Vous évoquez l'affaire Moussa (jeune demandeur d'asile gay débouté de sa demande d'asile à deux reprises, ndlr), que s'est-il passé dans ce dossier ?

Je n’ai pas communiqué et ne communiquerai pas sur la situation individuelle de Monsieur Camara car c’est un principe fondamental protecteur pour les personnes. Même si, aux vues du nombre de bêtises que j’ai lu, j’ai eu souvent très envie de m’exprimer... La seule chose que je puisse vous dire, c'est que nous nous sommes entourés à chaque fois de toutes les garanties pour que la demande de ce jeune homme soit examinée avec la plus grande attention. Non seulement lors de sa première demande, qui a conduit à un rejet de l’Ofpra à l’époque, confirmé par la CNDA, mais également lors de son réexamen pour lequel l’instruction a été particulièrement attentive, avec des officiers de protection particulièrement formés en présence de l’association et de l’avocate. L'entretien était très long, très détaillé et très fourni. La seule chose que je puisse vous garantir, c’est que l’Ofpra s’est donné, comme elle le doit à tout demandeur d’asile en l’occurence, les moyens d’une instruction extrêmement minutieuse et très bienveillante. 

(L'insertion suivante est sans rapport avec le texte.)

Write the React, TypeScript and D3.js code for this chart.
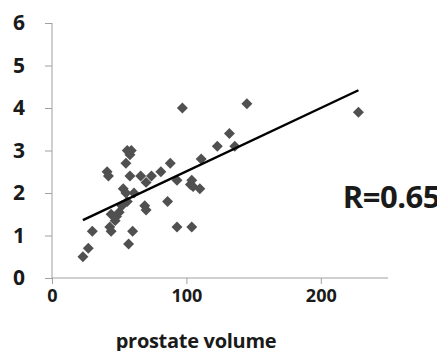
import { useEffect, useRef } from 'react'
import * as d3 from 'd3'

const volume = [23, 27, 30, 41, 42, 43, 44, 44, 47, 48, 50, 52, 53, 55, 56, 57, 60, 55, 56, 58, 59, 58, 61, 66, 70, 74, 69, 70, 81, 86, 88, 93, 93, 97, 103, 104, 105, 104, 110, 111, 123, 132, 136, 145, 228]
const ratio  = [0.5, 0.7, 1.1, 2.5, 2.4, 1.2, 1.1, 1.5, 1.35, 1.45, 1.55, 1.7, 2.1, 2.0, 1.8, 0.8, 1.1, 2.7, 3.0, 2.9, 3.0, 2.4, 2.0, 2.4, 2.25, 2.4, 1.7, 1.6, 2.5, 1.8, 2.7, 2.3, 1.2, 4.0, 2.2, 2.3, 2.15, 1.2, 2.1, 2.8, 3.1, 3.4, 3.1, 4.1, 3.9]

const xTicks = [0, 100, 200]
const yTicks = [0, 1, 2, 3, 4, 5, 6]
// trend line: y = a + b*x, drawn from first to last volume
const trendA = 1.02
const trendB = 0.0149
const trendX = [23, 228]

const W = 437, H = 351

export default function App() {
  const ref = useRef<SVGSVGElement>(null)

  useEffect(() => {
    const svg = d3.select(ref.current!)
    svg.selectAll('*').remove()

    const x = d3.scaleLinear().domain([0, 250]).range([52, 388])
    const y = d3.scaleLinear().domain([0, 6]).range([278, 23])
    const font = '"Open Sans", sans-serif'

    // axes
    const gx = svg.append('g').attr('transform', `translate(0,${y(0)})`)
      .call(d3.axisBottom(x).tickValues(xTicks).tickSize(6).tickPadding(5).tickFormat(d3.format('d')))
    gx.select('.domain').attr('stroke', '#a0a0a0').attr('d', `M${x(0)},0H${x(250)}`)
    gx.selectAll('line').attr('stroke', '#a0a0a0')
    gx.selectAll('text').attr('font-family', font).attr('font-weight', 700)
      .attr('font-size', 18).attr('fill', '#1a1a1a')

    const gy = svg.append('g').attr('transform', `translate(${x(0)},0)`)
      .call(d3.axisLeft(y).tickValues(yTicks).tickSize(7).tickPadding(20).tickFormat(d3.format('d')))
    gy.select('.domain').attr('stroke', '#a0a0a0').attr('d', `M0,${y(6)}V${y(0)}`)
    gy.selectAll('line').attr('stroke', '#a0a0a0')
    gy.selectAll('text').attr('font-family', font).attr('font-weight', 700)
      .attr('font-size', 21).attr('fill', '#1a1a1a')

    // points
    const diamond = d3.symbol().type(d3.symbolSquare).size(60)
    svg.append('g').selectAll('path').data(volume).join('path')
      .attr('d', diamond)
      .attr('transform', (v, i) => `translate(${x(v)},${y(ratio[i])}) rotate(45)`)
      .attr('fill', '#505050')

    // trend
    const line = d3.line<number>().x(v => x(v)).y(v => y(trendA + trendB * v))
    svg.append('path').datum(trendX).attr('d', line).attr('fill', 'none')
      .attr('stroke', '#000').attr('stroke-width', 2.4)

    svg.append('text').attr('x', 440).attr('y', 208).attr('text-anchor', 'end')
      .attr('font-family', font).attr('font-weight', 700).attr('font-size', 31)
      .attr('letter-spacing', -0.5).attr('fill', '#1a1a1a').text('R=0.65')

    svg.append('text').attr('x', 196).attr('y', 348).attr('text-anchor', 'middle')
      .attr('font-family', font).attr('font-weight', 700).attr('font-size', 20)
      .attr('letter-spacing', -0.3).attr('fill', '#1a1a1a').text('prostate volume')
  }, [])

  return (
    <div style={{ position: 'fixed', left: 0, top: 0, width: W, height: H, background: '#fff' }}>
      <svg ref={ref} width={W} height={H} />
    </div>
  )
}
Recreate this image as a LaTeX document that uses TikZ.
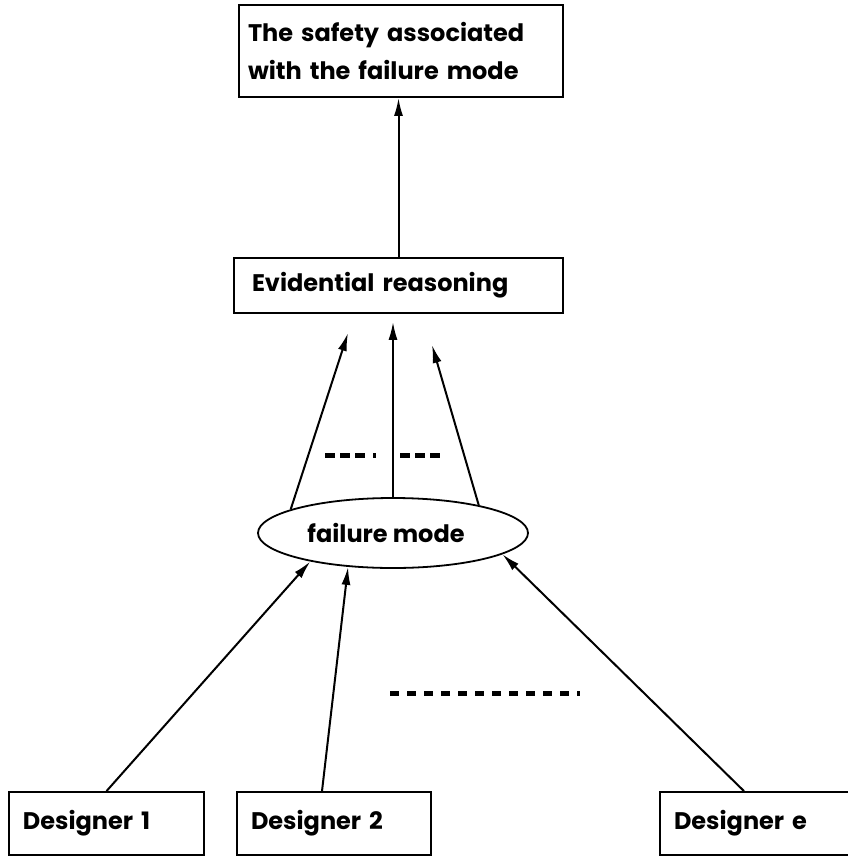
\documentclass[tikz,border=0pt]{standalone}
\usepackage{fontspec}
\setmainfont{Poppins}
\usetikzlibrary{shapes.geometric,arrows.meta}

\begin{document}
\begin{tikzpicture}[x=1pt, y=-1pt]
  % Define box, oval and arrow style
  \tikzstyle{mybox} = [draw, line width=1.8pt, rectangle, inner xsep=12pt,
  inner ysep=0pt, align=left, font=\fontsize{24}{38}\selectfont\bfseries]
  \tikzstyle{myoval} = [draw, line width=1.8pt, ellipse, inner sep=0pt,
  minimum width=270pt, minimum height=70pt,
  font=\fontsize{24}{38}\selectfont\bfseries]
  \tikzstyle{myarrow} = [line width=2pt, -{Latex[length=18pt,width=9pt]}]
  \tikzstyle{mydots} = [line width=5pt]

  \useasboundingbox (0,0) rectangle (848,859);

  \node [mybox, inner xsep=9pt, text width=306pt, minimum height=92pt]
  (safety) at (401,51) {The safety associated\\with the failure mode};
  \node [mybox, inner xsep=18pt, text width=293pt, minimum height=55pt]
  (evid) at (398.5,285.5) {Evidential reasoning};
  \node [myoval] (fm) at (393,533) {failure mode\hspace*{14pt}};

  \node [mybox, inner xsep=14pt, text width=167pt, minimum height=63pt]
  (des1) at (106.5,823.5) {Designer 1};
  \node [mybox, inner xsep=14pt, text width=166pt, minimum height=63pt]
  (des2) at (334,823.5) {Designer 2};
  \node [mybox, inner xsep=14pt, text width=164pt, minimum height=63pt]
  (dese) at (756,823.5) {Designer e};

  \coordinate (tipl) at (348,333);
  \coordinate (tipr) at (432,345);

  \draw [myarrow] (evid.north) -- (evid.north |- safety.south);
  \draw [myarrow] (fm.167) -- (tipl);
  \draw [myarrow, shorten >=8pt] (fm.north) -- (fm.north |- evid.south);
  \draw [myarrow] (fm.18) -- (tipr);

  \draw [myarrow] (des1.north) -- (fm.199);
  \draw [myarrow] ([xshift=-12pt]des2.north) -- (fm.217);
  \draw [myarrow] ([xshift=-12pt]dese.north) -- (fm.349);

  % dotted gaps
  \draw [mydots, dash pattern=on 10pt off 5pt on 10pt off 5pt on 10pt off 8pt on 3pt off 50pt]
  (325,455) -- (380,455);
  \draw [mydots, dash pattern=on 10pt off 5pt] (400,455) -- (443,455);
  \draw [mydots, dash pattern=on 9pt off 8pt] (390,693) -- (580,693);
\end{tikzpicture}
\end{document}
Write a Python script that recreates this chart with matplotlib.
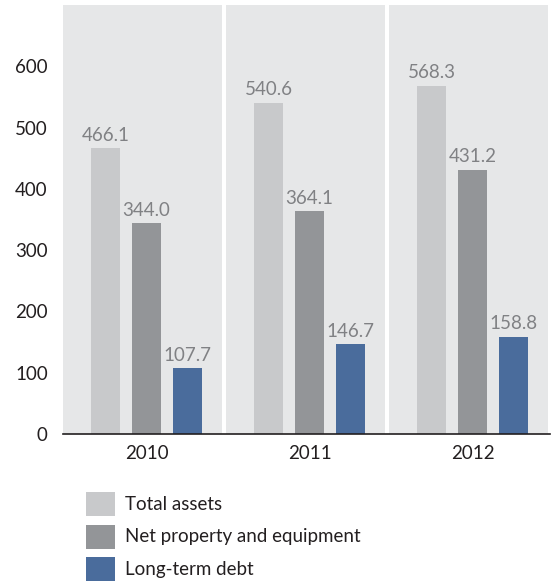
import matplotlib.pyplot as plt
from matplotlib.patches import Rectangle

# data
years = ["2010", "2011", "2012"]
series = ["Total assets", "Net property and equipment", "Long-term debt"]
total_assets = [466.1, 540.6, 568.3]
net_property = [344.0, 364.1, 431.2]
long_term_debt = [107.7, 146.7, 158.8]
yticks = [0, 100, 200, 300, 400, 500, 600]

colors = ["#c8c9cb", "#939598", "#4a6c9c"]
panel_color = "#e6e7e8"
label_color = "#808184"
text_color = "#231f20"
fs = 13.5

plt.rcParams["font.family"] = ["Lato", "DejaVu Sans"]

fig = plt.figure(figsize=(5.55, 5.81), dpi=100)
ax = fig.add_axes([63 / 555, 1 - 434 / 581, 487 / 555, 429 / 581])

# grey panels behind each year
for i in range(len(years)):
    ax.axvspan(i - 0.512, i + 0.465, color=panel_color, lw=0, zorder=0)

width = 0.178
offset = 0.2515
for k, vals in enumerate([total_assets, net_property, long_term_debt]):
    xs = [i + (k - 1) * offset for i in range(len(years))]
    ax.bar(xs, vals, width=width, color=colors[k], zorder=2)
    for x, v in zip(xs, vals):
        ax.text(x, v + 7, f"{v:.1f}", ha="center", va="bottom",
                fontsize=fs, color=label_color)

ax.set_xlim(-0.512, 2.475)
ax.set_ylim(0, 700)
ax.set_yticks(yticks)
ax.set_yticklabels([str(t) for t in yticks], fontsize=fs, color=text_color)
ax.set_xticks(range(len(years)))
ax.set_xticklabels(years, fontsize=fs, color=text_color)
ax.tick_params(length=0)
ax.tick_params(axis="y", pad=11)
ax.tick_params(axis="x", pad=8)
for s in ["top", "right", "left"]:
    ax.spines[s].set_visible(False)
ax.spines["bottom"].set_color(text_color)
ax.spines["bottom"].set_linewidth(1.2)
ax.spines["bottom"].set_zorder(3)
ax.set_facecolor("white")

# legend drawn by hand
for k, name in enumerate(series):
    top = 492 + k * 32.5
    fig.add_artist(Rectangle((86 / 555, 1 - (top + 24) / 581), 29 / 555, 24 / 581,
                             transform=fig.transFigure, color=colors[k], lw=0))
    fig.text(125 / 555, 1 - (top + 12) / 581, name, fontsize=fs,
             color=text_color, va="center", ha="left")

fig.savefig("out.png", dpi=100)
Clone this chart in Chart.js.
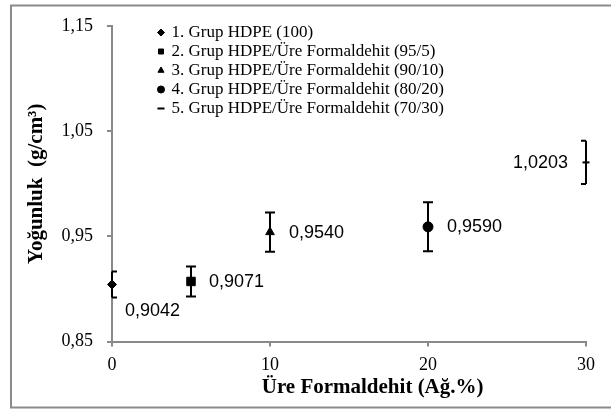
<!DOCTYPE html>
<html>
<head>
<meta charset="utf-8">
<script src="https://cdn.jsdelivr.net/npm/chart.js@4.4.1/dist/chart.umd.min.js"></script>
<style>
  html, body { margin: 0; padding: 0; background: #fff; }
  #wrap { width: 611px; height: 410px; }
</style>
</head>
<body>
<div id="wrap"><canvas id="density" width="611" height="410"></canvas></div>
<script>
const groupLabels = [
  '1. Grup HDPE (100)',
  '2. Grup HDPE/Üre Formaldehit (95/5)',
  '3. Grup HDPE/Üre Formaldehit (90/10)',
  '4. Grup HDPE/Üre Formaldehit (80/20)',
  '5. Grup HDPE/Üre Formaldehit (70/30)'
];
const ufContent = [0, 5, 10, 20, 30];
const density = [0.9042, 0.9071, 0.9540, 0.9590, 1.0203];
const densityErr = [0.0124, 0.0143, 0.0186, 0.0233, 0.0205];
const yTicks = [0.85, 0.95, 1.05, 1.15];

const markers = ['rectRot', 'rect', 'triangle', 'circle', 'line'];
const markerSize = [4.5, 6, 5, 5, 3.5];
// where each value label sits next to its point
const labelPlace = [
  { dx: 13, dy: 27, align: 'left' },
  { dx: 18, dy: 1, align: 'left' },
  { dx: 19, dy: 1, align: 'left' },
  { dx: 19, dy: 0, align: 'left' },
  { dx: -18, dy: 1, align: 'right' }
];

const serif = "'Liberation Serif', 'Times New Roman', serif";
const sans = "'Liberation Sans', Arial, sans-serif";
const axisGray = '#898989';
const comma = (v, d) => v.toFixed(d).replace('.', ',');

const frame = {
  id: 'frame',
  beforeDraw(chart) {
    const ctx = chart.ctx;
    ctx.save();
    ctx.strokeStyle = '#8a8a8a';
    ctx.lineWidth = 2;
    ctx.strokeRect(11, 5.5, 601, 402);
    ctx.restore();
  }
};

const errorBars = {
  id: 'errorBars',
  beforeDatasetsDraw(chart) {
    const ctx = chart.ctx, y = chart.scales.y, area = chart.chartArea;
    ctx.save();
    ctx.strokeStyle = '#000';
    ctx.lineWidth = 2;
    chart.data.datasets.forEach((ds, i) => {
      const p = chart.getDatasetMeta(i).data[0];
      const top = y.getPixelForValue(density[i] + densityErr[i]);
      const bot = y.getPixelForValue(density[i] - densityErr[i]);
      const l = Math.max(p.x - 5, area.left), r = Math.min(p.x + 5, area.right);
      ctx.beginPath();
      ctx.moveTo(p.x, top); ctx.lineTo(p.x, bot);
      ctx.moveTo(l, top); ctx.lineTo(r, top);
      ctx.moveTo(l, bot); ctx.lineTo(r, bot);
      ctx.stroke();
    });
    ctx.restore();
  }
};

const valueLabels = {
  id: 'valueLabels',
  afterDatasetsDraw(chart) {
    const ctx = chart.ctx;
    ctx.save();
    ctx.font = '18px ' + sans;
    ctx.fillStyle = '#000';
    ctx.textBaseline = 'middle';
    chart.data.datasets.forEach((ds, i) => {
      const p = chart.getDatasetMeta(i).data[0];
      const pl = labelPlace[i];
      ctx.textAlign = pl.align;
      ctx.fillText(comma(density[i], 4), p.x + pl.dx, p.y + pl.dy);
    });
    ctx.restore();
  }
};

// legend sits inside the plot, a bit right of the y axis
const legendSpot = {
  id: 'legendSpot',
  afterLayout(chart) {
    const lg = chart.legend, a = chart.chartArea;
    lg.left = a.left + 45;
    lg.top = a.top - 4;
    lg.right = a.right;
    lg.bottom = a.bottom;
  }
};

new Chart(document.getElementById('density'), {
  type: 'scatter',
  data: {
    datasets: groupLabels.map((label, i) => ({
      label,
      data: [{ x: ufContent[i], y: density[i] }],
      pointStyle: markers[i],
      pointRadius: markerSize[i],
      pointHoverRadius: markerSize[i],
      backgroundColor: '#000',
      borderColor: '#000',
      borderWidth: markers[i] === 'line' ? 2 : 1,
      clip: false
    }))
  },
  options: {
    responsive: false,
    animation: false,
    layout: { padding: { left: 21, right: 25, top: 26, bottom: 6 } },
    plugins: {
      tooltip: { enabled: false },
      legend: {
        position: 'chartArea',
        align: 'start',
        labels: {
          usePointStyle: true,
          boxWidth: 4,
          boxHeight: 5,
          padding: 2,
          color: '#000',
          font: { family: serif, size: 17 }
        }
      }
    },
    scales: {
      x: {
        type: 'linear',
        position: 'bottom',
        min: 0,
        max: 30,
        ticks: { stepSize: 10, padding: 8, color: '#000', font: { family: serif, size: 18 } },
        grid: { drawOnChartArea: false, tickLength: 5, color: axisGray, lineWidth: 2 },
        border: { color: axisGray, width: 2 },
        title: {
          display: true,
          text: '\u2003\u2003 Üre Formaldehit (Ağ.%)',
          color: '#000',
          font: { family: serif, size: 21, weight: 'bold' },
          padding: { top: 4, bottom: 4 }
        },
        afterFit: s => { s.height = 62.5; }
      },
      y: {
        min: 0.85,
        max: 1.15,
        afterBuildTicks: s => { s.ticks = yTicks.map(v => ({ value: v })); },
        ticks: {
          padding: 14,
          color: '#000',
          font: { family: serif, size: 18 },
          callback: v => comma(v, 2)
        },
        grid: { drawOnChartArea: false, tickLength: 5, color: axisGray, lineWidth: 2 },
        border: { color: axisGray, width: 2 },
        title: {
          display: true,
          text: 'Yoğunluk  (g/cm³)',
          color: '#000',
          font: { family: serif, size: 21, weight: 'bold' },
          padding: { top: 3, bottom: 4 }
        },
        afterFit: s => { s.width = 91; }
      }
    }
  },
  plugins: [frame, errorBars, valueLabels, legendSpot]
});
</script>
</body>
</html>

« Il ne suffit pas de faire des déclarations dans les journaux pour être homosexuel. »

Certains ont accusé Moussa de mentir sur son orientation sexuelle pour obtenir l'asile. Sur ce sujet, les passeurs jouent-ils un rôle dans l'augmentation des demandes d'asile en raison de l'orientation sexuelle ?

C’est possible, mais nous nous interdisons de rentrer dans ce raisonnement. Sinon, c’est la suspicion générale. S’il y a un message que je peux faire passer aux demandeurs d'asile et de facto à toutes celles et ceux qui les accompagnent, c'est d'être dans la spontanéité de ce qu’il vivent et de ce qu’ils ont vécu dans leur pays d’origine. Ils ont souvent l’impression qu’il faut en faire des tonnes, mais non. D’ailleurs, il suffit que quelqu’un soit homosexuel dans le regard des personnes de son pays d'origine pour qu’il obtienne l’asile. Mais il faut que tout ceci soit crédible. Il ne suffit pas de faire des déclarations dans les journaux pour être homosexuel.